Your mother need not have worried about you sinking to the level of morons. That ship sailed long ago.
Re: Last last meal
Posted: Mon Sep 26, 2011 4:42 pm
by Crackpot
Really Miles you are talking about a Death penalty case where there is no physical evidence where 7 of the 9 witnesses recanted (eye witness being the only evidence) including accusations of coercion by the police and you seriously think that this is enough to kill a man?
Re: Last last meal
Posted: Mon Sep 26, 2011 5:20 pm
by Miles
Crackpot, I would like to think that those witness, at the time, took the case seriously enough to tell the truth. That being said changing their minds 20+ years later seems, to me, more like feeling guilty. That is my opinion. Could they have commuted his sentence to life w/out parole, sure would that have served the public better, I have no idea. I have few answers and lots of questions.

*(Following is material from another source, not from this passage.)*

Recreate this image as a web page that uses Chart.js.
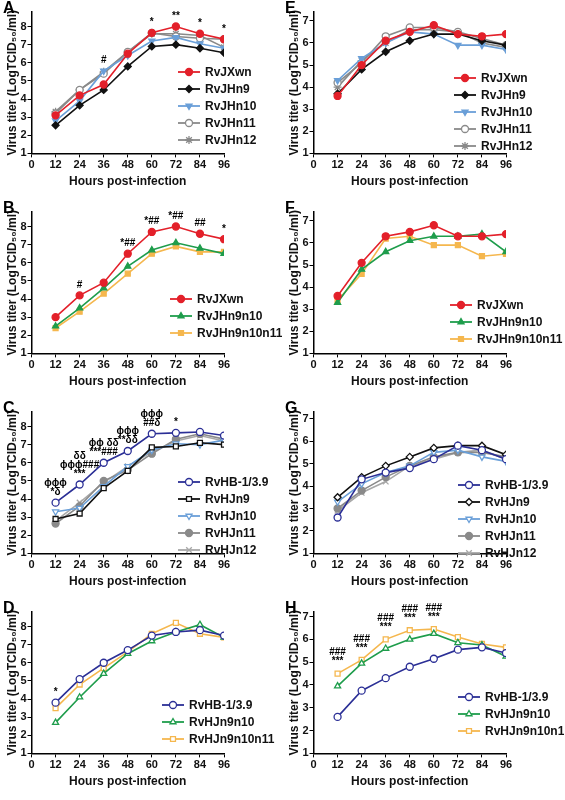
<!DOCTYPE html><html><head><meta charset="utf-8">
<script src="https://cdn.jsdelivr.net/npm/chart.js@4"></script>
<style>body{margin:0;background:#fff;width:565px;height:800px;position:relative;overflow:hidden}canvas{position:absolute}</style></head><body>
<script>
const hours=[12,24,36,48,60,72,84,96];
const xTicks=[0,12,24,36,48,60,72,84,96];
const aJXwn=[3.1,4.2,4.8,6.5,7.65,8.0,7.6,7.3], aJHn9=[2.55,3.65,4.5,5.8,6.9,7.0,6.8,6.55], aJHn10=[2.8,3.9,5.55,6.4,7.2,7.4,7.05,6.8], aJHn11=[3.2,4.5,5.4,6.6,7.65,7.45,7.35,7.3], aJHn12=[3.3,4.5,5.5,6.6,7.6,7.6,7.5,6.85];
const bJXwn=[3.0,4.2,4.9,6.5,7.7,8.0,7.6,7.3], bJHn9n10=[2.5,3.5,4.6,5.8,6.7,7.1,6.8,6.5], bJHn9n10n11=[2.4,3.3,4.3,5.4,6.5,6.9,6.6,6.6];
const cHB=[3.8,4.8,6.0,6.65,7.6,7.65,7.7,7.5], cHJn9=[2.9,3.2,4.6,5.55,6.85,6.9,7.1,7.0], cHJn10=[3.3,3.5,4.7,5.8,6.7,7.05,7.0,7.25], cHJn11=[2.65,3.6,5.0,5.6,6.5,7.3,7.6,7.3], cHJn12=[2.8,3.8,4.9,5.8,6.6,7.2,7.5,7.2];
const dHB=[3.8,5.1,6.0,6.7,7.5,7.7,7.8,7.5], dHJn9n10=[2.7,4.1,5.4,6.5,7.2,7.7,8.1,7.4], dHJn9n10n11=[3.5,4.8,5.7,6.6,7.6,8.2,7.6,7.4];
const eJXwn=[3.6,5.0,6.1,6.5,6.8,6.4,6.3,6.4], eJHn9=[3.7,4.8,5.6,6.1,6.4,6.4,6.1,5.9], eJHn10=[4.3,5.3,6.0,6.5,6.4,5.9,5.9,5.7], eJHn11=[4.2,5.1,6.3,6.7,6.7,6.5,6.2,5.9], eJHn12=[4.0,5.2,6.0,6.6,6.6,6.5,6.0,5.8];
const fJXwn=[3.6,5.1,6.3,6.5,6.8,6.3,6.3,6.4], fJHn9n10=[3.3,4.8,5.6,6.1,6.3,6.3,6.4,5.6], fJHn9n10n11=[3.4,4.6,6.2,6.3,5.9,5.9,5.4,5.5];
const gHB=[2.6,4.3,4.6,4.8,5.2,5.8,5.6,5.2], gHJn9=[3.5,4.4,4.9,5.3,5.7,5.8,5.8,5.4], gHJn10=[3.3,4.1,4.6,4.9,5.5,5.6,5.3,5.1], gHJn11=[3.0,3.8,4.4,4.9,5.3,5.5,5.5,5.3], gHJn12=[2.9,3.7,4.2,4.9,5.2,5.5,5.6,5.2];
const hHB=[2.6,3.75,4.3,4.8,5.15,5.55,5.65,5.4], hHJn9n10=[3.95,4.95,5.6,6.0,6.25,5.85,5.75,5.25], hHJn9n10n11=[4.5,5.1,6.0,6.4,6.45,6.1,5.8,5.65];
const annA=[[36,'#'],[60,'*'],[72,'**'],[84,'*'],[96,'*']];
const annB=[[24,'#'],[48,'*##'],[60,'*##'],[72,'*##'],[84,'##'],[96,'*']];
const annC=[[12,'*δ|ϕϕϕ'],[24,'***|ϕϕϕ###|δδ'],[36,'***###|ϕϕ δδ'],[48,'**δδ|ϕϕϕ'],[60,'##δ|ϕϕϕ'],[72,'*']];
const annD=[[12,'*']];
const annH=[[12,'***|###'],[24,'***|###'],[36,'***|###'],[48,'***|###'],[60,'***|###']];

const RED='#e3202a',BLK='#111',BLU='#6a9fd8',GRY='#8a8a8a',LG='#a8a8a8',GRN='#1f9d4c',ORG='#f5b74e',NAV='#2b2f96';
function S(label,data,color,ps,fill,rot){return {label,data,borderColor:color,backgroundColor:fill?color:'#fff',pointStyle:ps,pointRotation:rot||0,pointRadius:ps==='star'||ps==='crossRot'?4:3.5,borderWidth:1.6,pointBorderWidth:1.3};}

const panels=[
 {L:'A',x:0,y:0,ymax:8.8,ytop:8,ann:annA,leg:[178,72],ds:[S('RvJXwn',aJXwn,RED,'circle',1),S('RvJHn9',aJHn9,BLK,'rectRot',1),S('RvJHn10',aJHn10,BLU,'triangle',1,180),S('RvJHn11',aJHn11,GRY,'circle',0),S('RvJHn12',aJHn12,GRY,'star',1)]},
 {L:'B',x:0,y:200,ymax:8.8,ytop:8,ann:annB,leg:[170,99],ds:[S('RvJXwn',bJXwn,RED,'circle',1),S('RvJHn9n10',bJHn9n10,GRN,'triangle',1),S('RvJHn9n10n11',bJHn9n10n11,ORG,'rect',1)]},
 {L:'C',x:0,y:400,ymax:8.8,ytop:8,ann:annC,leg:[178,82],ds:[S('RvHB-1/3.9',cHB,NAV,'circle',0),S('RvHJn9',cHJn9,BLK,'rect',0),S('RvHJn10',cHJn10,BLU,'triangle',0,180),S('RvHJn11',cHJn11,GRY,'circle',1),S('RvHJn12',cHJn12,LG,'crossRot',0)]},
 {L:'D',x:0,y:600,ymax:8.8,ytop:8,ann:annD,leg:[162,105],ds:[S('RvHB-1/3.9',dHB,NAV,'circle',0),S('RvHJn9n10',dHJn9n10,GRN,'triangle',0),S('RvHJn9n10n11',dHJn9n10n11,ORG,'rect',0)]},
 {L:'E',x:282,y:0,ymax:7.4,ytop:7,ann:[],leg:[172,78],ds:[S('RvJXwn',eJXwn,RED,'circle',1),S('RvJHn9',eJHn9,BLK,'rectRot',1),S('RvJHn10',eJHn10,BLU,'triangle',1,180),S('RvJHn11',eJHn11,GRY,'circle',0),S('RvJHn12',eJHn12,GRY,'star',1)]},
 {L:'F',x:282,y:200,ymax:7.4,ytop:7,ann:[],leg:[168,105],ds:[S('RvJXwn',fJXwn,RED,'circle',1),S('RvJHn9n10',fJHn9n10,GRN,'triangle',1),S('RvJHn9n10n11',fJHn9n10n11,ORG,'rect',1)]},
 {L:'G',x:282,y:400,ymax:7.3,ytop:7,ann:[],leg:[176,85],ds:[S('RvHB-1/3.9',gHB,NAV,'circle',0),S('RvHJn9',gHJn9,BLK,'rectRot',0),S('RvHJn10',gHJn10,BLU,'triangle',0,180),S('RvHJn11',gHJn11,GRY,'circle',1),S('RvHJn12',gHJn12,LG,'crossRot',0)]},
 {L:'H',x:282,y:600,ymax:7.2,ytop:7,ann:annH,leg:[176,97],ds:[S('RvHB-1/3.9',hHB,NAV,'circle',0),S('RvHJn9n10',hHJn9n10,GRN,'triangle',0),S('RvHJn9n10n11',hHJn9n10n11,ORG,'rect',0)]},
];
const F='"Liberation Sans", Arial, sans-serif';
const deco={id:'deco',afterDatasetsDraw(ch,a,o){const c=ch.ctx,p=o.p;c.save();
 c.fillStyle='#000';c.font='bold 16px '+F;c.textBaseline='top';c.fillText(p.L,3,1);
 c.font='bold 10px '+F;c.textAlign='center';c.textBaseline='bottom';
 p.ann.forEach(([h,t])=>{const i=hours.indexOf(h);let top=Math.max(...p.ds.map(d=>d.data[i]))+0.3;let yy=ch.scales.y.getPixelForValue(top);const xx=ch.scales.x.getPixelForValue(h);
  t.split('|').forEach(line=>{c.fillText(line,xx,yy);yy-=9;});});
 c.textAlign='left';c.textBaseline='middle';c.font='bold 12px '+F;
 p.ds.forEach((d,k)=>{const lx=p.leg[0],ly=p.leg[1]+k*17;c.strokeStyle=d.borderColor;c.lineWidth=1.8;c.beginPath();c.moveTo(lx,ly);c.lineTo(lx+22,ly);c.stroke();
  c.lineWidth=1.3;c.fillStyle=d.backgroundColor;Chart.helpers.drawPoint(c,{pointStyle:d.pointStyle,rotation:d.pointRotation,radius:d.pointRadius,borderWidth:1.3},lx+11,ly);
  c.fillStyle='#111';c.fillText(d.label,lx+27,ly+1);});
 c.restore();}};
panels.forEach(p=>{const cv=document.createElement('canvas');cv.width=282;cv.height=200;cv.style.left=p.x+'px';cv.style.top=p.y+'px';cv.style.width='282px';cv.style.height='200px';document.body.appendChild(cv);
 new Chart(cv,{type:'line',data:{datasets:p.ds.map(d=>({...d,data:d.data.map((v,i)=>({x:hours[i],y:v}))}))},plugins:[deco],
 options:{responsive:false,animation:false,devicePixelRatio:1,layout:{padding:{top:12,right:58,left:5,bottom:7}},
  plugins:{legend:{display:false},tooltip:{enabled:false},deco:{p}},
  scales:{x:{type:'linear',min:0,max:96,afterBuildTicks:s=>{s.ticks=xTicks.map(v=>({value:v}));},grid:{drawOnChartArea:false,color:'#000',tickLength:4,tickColor:'#000'},border:{color:'#000',width:1.5},ticks:{color:'#111',font:{family:F,size:11,weight:'bold'},padding:1},title:{display:true,text:'Hours post-infection',color:'#111',font:{family:F,size:12,weight:'bold'},padding:{top:2}}},
   y:{min:1,max:p.ymax,afterBuildTicks:s=>{const t=[];for(let v=1;v<=p.ytop;v++)t.push({value:v});s.ticks=t;},grid:{drawOnChartArea:false,tickLength:4,tickColor:'#000'},border:{color:'#000',width:1.5},ticks:{color:'#111',font:{family:F,size:11,weight:'bold'},padding:1},title:{display:true,text:'Virus titer (LogTCID₅₀/ml)',color:'#111',font:{family:F,size:12,weight:'bold'},padding:0}}}}});
});
</script></body></html>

I also believe that asking those questions in some circles is not worth the effort as some individuals are not capable of civil interaction when opinions differ.
Re: Last last meal
Posted: Mon Sep 26, 2011 5:32 pm
by Sue U
Miles wrote:I happen to believe in the death penlity in cases where it is warranted
Miles, I would like to know what the circumstances are in which you think the death penalty is warranted and why -- i.e., what are the appropriate criteria and what is/are the objective(s)? Also, under what circumstances,if any, do you think a sentence of death should be reversed or commuted or otherwise altered?
Re: Last last meal
Posted: Mon Sep 26, 2011 5:37 pm
by Crackpot
Miles
Could they have commuted his sentence to life w/out parole, sure would that have served the public better, I have no idea. I have few answers and lots of questions.
That is the point really there is enough question (especially if coercion was a factor) to make the finality of the death penalty highly questionable as a just end.
Re: Last last meal
Posted: Mon Sep 26, 2011 5:43 pm
by Scooter
The witnesses did not wait 20+ years and then suddenly change their minds. Concerns about coercion of witness statements arose early on in the appeals process but were continually dismissed on various procedural grounds. The legal centre that was handling the appeals also lost most of its funding and was not able to dedicate resources to tracking down and interviewing all the witnesses in a timely fashion. Affidavits from several of the witnesses in question were able to be obtained a decade or more ago. None of this is a last minute hail mary pass, it is years and years and years of the defence team throwing themselves up against the same legal roadblocks over and over again when all along they have had evidence that the entire basis for the original verdict had collapsed.